Observability

A Kafka Streams application can fail in ways that traditional HTTP services do not. The failures are often invisible to standard metrics like request latency or error rates.

Why streaming observability is different

Stateless HTTP services are straightforward to monitor: if requests succeed quickly and return 200s, the service is healthy. Streaming applications have more failure modes:

Silent data loss: Bad records get dropped without anyone noticing
Stalled processing: The app is running but not making progress
State corruption: Local state diverges from the Kafka log
Rebalance storms: Constant reassignments prevent any work from happening
Slow commits: Transaction timeouts cause repeated retries

These problems do not show up in CPU or memory graphs. You need streaming-specific metrics.

What to monitor: the four key surfaces

The library exposes four main observability surfaces:

Surface	What it tells you	Why it matters
Metrics registry	Throughput, latency, errors per operator	Detects stalls, data loss, and performance degradation
Topology JSON	The shape of your processing graph	Catches accidental topology changes before deploy
Orphan-topic detection	Internal topics that should not exist	Prevents storage leaks and state confusion
Lag tracking	How far standbys are behind the active	Ensures fast failover is actually possible

Plus interactive queries for debugging: looking directly at your state stores when something seems wrong.

The metrics registry

Unlike HTTP services where you can see failures in request logs, streaming applications process records continuously in the background. Without metrics, you have no visibility into whether records are being processed, dropped, or stalled. The registry is the foundation of all observability.

Kafka.Streams.Metrics maintains counters, gauges, and duration stats in memory. Unlike some clients, it does not automatically push to Prometheus or Datadog. You poll it and forward to your own system.

Key metrics to watch

The most important metrics for operational health:

Metric	What it measures	Alert when
`processTotal`	Records processed per operator	Sudden drop indicates stall
`forwardTotal`	Records emitted per operator	Gap from `processTotal` shows filtering rate
`droppedRecordsTotal`	Records dropped (deserialization failures, etc.)	Any sustained non-zero value
`commitTotal`	Commit cycles completed	Drop indicates transaction problems
`commit-cycle-fatal`	Unrecoverable commit failures	Any value above zero
`warmup-lag`	How far standbys trail the active	Above threshold for extended period

Reading metrics in code

import qualified Kafka.Streams.Metrics as Met

-- Poll all metrics
m <- Met.dumpMetrics registry

-- Read specific counters
counter <- Met.readCounter registry "stream-task-metrics:commit-total"
gauge   <- Met.readGauge   registry "stream-state-metrics:cache-hit-ratio"

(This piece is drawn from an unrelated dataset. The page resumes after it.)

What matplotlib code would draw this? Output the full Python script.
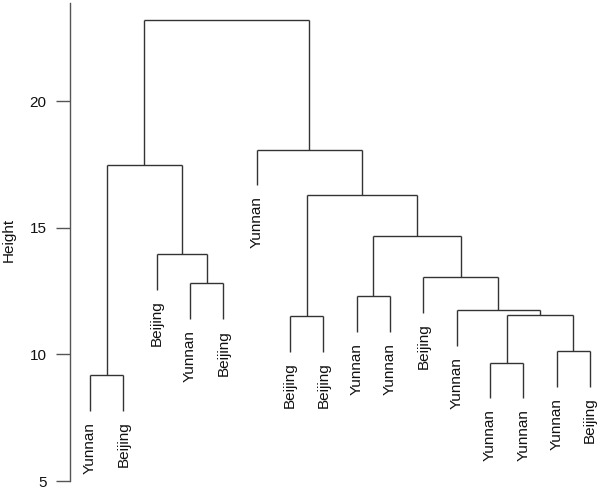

A typical setup runs a background thread:

metricsLoop :: Met.MetricsRegistry -> IO ()
metricsLoop registry = forever $ do
  metrics <- Met.dumpMetrics registry
  -- Forward to Prometheus, Datadog, etc.
  pushToGateway metrics
  threadDelay (10 * 1000000)  -- 10 seconds

Essential metric labels

When forwarding metrics, include these dimensions:

applicationId: Distinguishes multiple apps in the same cluster
instance: Identifies which process emitted the metric
taskId: Groups by partition and subtopology
nodeName: Identifies specific operators in the topology

Without these, you cannot tell which part of your pipeline is having problems.

Topology JSON

The topologyDescription function exports your topology as JSON. This serves two purposes: CI validation and runtime debugging.

CI golden-file testing

Snapshot your topology JSON in version control:

import qualified Data.Aeson.Encode.Pretty as P
import qualified Kafka.Streams.Observability.Topology as Obs

writeGolden :: IO ()
writeGolden = do
  topo <- buildTopologyFrom myTopology
  BL.writeFile "test/golden/topology.json"
    (P.encodePretty (Obs.topologyDescription topo))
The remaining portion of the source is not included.